[Rows from a dataset of charts and code]
⟨

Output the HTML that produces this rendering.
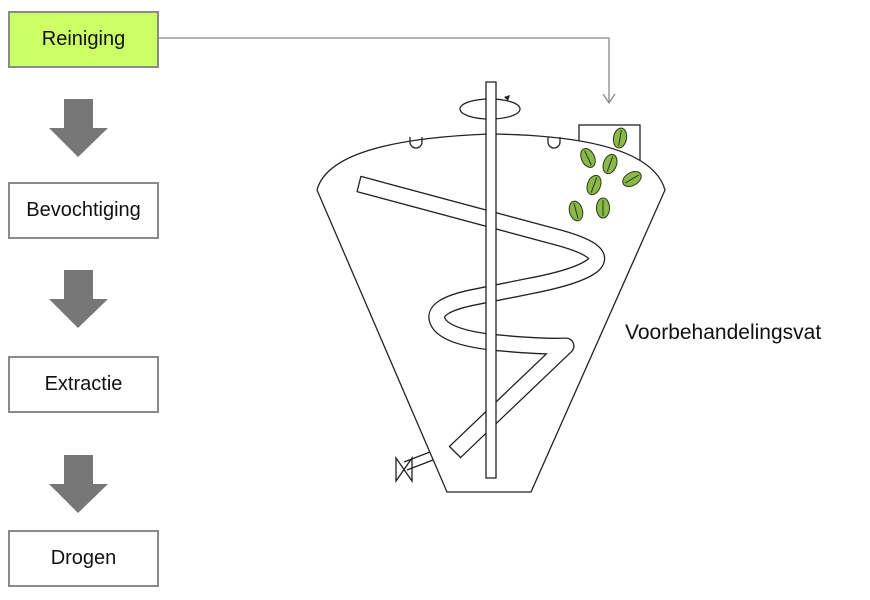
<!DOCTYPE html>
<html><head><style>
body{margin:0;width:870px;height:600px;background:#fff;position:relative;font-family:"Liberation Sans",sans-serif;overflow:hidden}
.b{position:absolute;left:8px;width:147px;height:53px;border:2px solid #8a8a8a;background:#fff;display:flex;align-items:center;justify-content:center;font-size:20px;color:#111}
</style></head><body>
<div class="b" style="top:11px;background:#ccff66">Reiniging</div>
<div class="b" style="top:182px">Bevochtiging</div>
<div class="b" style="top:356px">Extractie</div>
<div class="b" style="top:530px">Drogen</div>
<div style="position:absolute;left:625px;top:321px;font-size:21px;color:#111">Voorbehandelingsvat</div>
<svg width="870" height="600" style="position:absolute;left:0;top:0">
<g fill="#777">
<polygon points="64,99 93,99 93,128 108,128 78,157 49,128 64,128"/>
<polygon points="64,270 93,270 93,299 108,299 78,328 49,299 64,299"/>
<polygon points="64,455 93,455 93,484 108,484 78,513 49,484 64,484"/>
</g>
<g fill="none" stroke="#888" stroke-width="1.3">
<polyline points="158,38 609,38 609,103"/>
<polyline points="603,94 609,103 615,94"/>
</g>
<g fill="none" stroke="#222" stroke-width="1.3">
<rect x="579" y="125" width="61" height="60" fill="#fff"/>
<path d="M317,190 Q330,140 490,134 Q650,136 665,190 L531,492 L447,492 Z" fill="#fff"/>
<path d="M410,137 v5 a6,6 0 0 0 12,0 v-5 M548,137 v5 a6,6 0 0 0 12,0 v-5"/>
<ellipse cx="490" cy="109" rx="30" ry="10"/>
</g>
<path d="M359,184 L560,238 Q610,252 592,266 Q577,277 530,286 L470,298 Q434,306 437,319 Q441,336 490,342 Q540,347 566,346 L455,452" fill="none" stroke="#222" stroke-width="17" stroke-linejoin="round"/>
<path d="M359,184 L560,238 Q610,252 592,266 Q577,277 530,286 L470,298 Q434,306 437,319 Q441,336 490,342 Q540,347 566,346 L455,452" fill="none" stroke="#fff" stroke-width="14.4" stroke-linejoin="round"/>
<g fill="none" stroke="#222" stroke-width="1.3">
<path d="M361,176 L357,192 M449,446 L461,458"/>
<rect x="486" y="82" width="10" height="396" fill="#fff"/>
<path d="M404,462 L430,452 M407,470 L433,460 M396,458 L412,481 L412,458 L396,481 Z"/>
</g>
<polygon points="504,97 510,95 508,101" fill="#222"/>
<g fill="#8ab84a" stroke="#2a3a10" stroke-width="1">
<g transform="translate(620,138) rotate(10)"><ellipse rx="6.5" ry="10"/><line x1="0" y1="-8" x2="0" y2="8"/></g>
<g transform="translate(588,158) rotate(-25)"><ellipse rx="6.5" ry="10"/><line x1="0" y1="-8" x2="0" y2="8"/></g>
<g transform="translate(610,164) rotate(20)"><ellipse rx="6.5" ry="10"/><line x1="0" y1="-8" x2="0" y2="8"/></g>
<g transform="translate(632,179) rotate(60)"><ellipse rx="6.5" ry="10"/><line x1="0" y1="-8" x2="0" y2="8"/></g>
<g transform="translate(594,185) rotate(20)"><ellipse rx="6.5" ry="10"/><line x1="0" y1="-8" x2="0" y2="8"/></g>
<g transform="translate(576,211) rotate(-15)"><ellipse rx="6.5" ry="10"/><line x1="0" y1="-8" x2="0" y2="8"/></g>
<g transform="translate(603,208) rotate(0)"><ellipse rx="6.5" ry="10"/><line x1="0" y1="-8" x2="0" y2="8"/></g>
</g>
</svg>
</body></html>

⟩
⟨

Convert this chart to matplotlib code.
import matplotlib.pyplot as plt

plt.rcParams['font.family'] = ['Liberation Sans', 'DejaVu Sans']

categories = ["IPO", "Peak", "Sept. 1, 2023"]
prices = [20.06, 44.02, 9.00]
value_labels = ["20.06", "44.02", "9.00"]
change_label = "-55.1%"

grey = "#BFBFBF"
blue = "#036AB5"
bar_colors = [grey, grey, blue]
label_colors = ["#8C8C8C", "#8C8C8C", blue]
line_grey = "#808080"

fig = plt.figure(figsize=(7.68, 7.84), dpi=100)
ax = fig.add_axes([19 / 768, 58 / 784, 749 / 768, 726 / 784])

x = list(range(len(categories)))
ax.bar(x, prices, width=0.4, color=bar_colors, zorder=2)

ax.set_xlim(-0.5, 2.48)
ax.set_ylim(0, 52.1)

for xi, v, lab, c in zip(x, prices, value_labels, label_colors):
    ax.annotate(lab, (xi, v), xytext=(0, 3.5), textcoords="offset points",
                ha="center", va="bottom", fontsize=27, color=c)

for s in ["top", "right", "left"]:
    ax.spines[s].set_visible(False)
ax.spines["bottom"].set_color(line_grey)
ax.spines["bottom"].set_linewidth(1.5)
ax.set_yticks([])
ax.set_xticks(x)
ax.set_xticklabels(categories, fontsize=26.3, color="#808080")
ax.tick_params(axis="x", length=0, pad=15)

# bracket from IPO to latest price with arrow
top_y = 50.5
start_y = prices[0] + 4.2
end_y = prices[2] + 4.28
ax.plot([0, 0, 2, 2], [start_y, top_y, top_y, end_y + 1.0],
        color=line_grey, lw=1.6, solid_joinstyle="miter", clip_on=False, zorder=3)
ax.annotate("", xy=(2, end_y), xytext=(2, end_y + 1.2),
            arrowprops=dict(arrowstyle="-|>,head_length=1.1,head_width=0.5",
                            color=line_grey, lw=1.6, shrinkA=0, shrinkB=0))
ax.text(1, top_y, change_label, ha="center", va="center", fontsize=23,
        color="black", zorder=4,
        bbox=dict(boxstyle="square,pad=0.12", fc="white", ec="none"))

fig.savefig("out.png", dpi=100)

⟩

Copy the lines from the entries above in which the word "matplotlib" appears.

▶ _Complete response_
Convert this chart to matplotlib code.
import matplotlib.pyplot as plt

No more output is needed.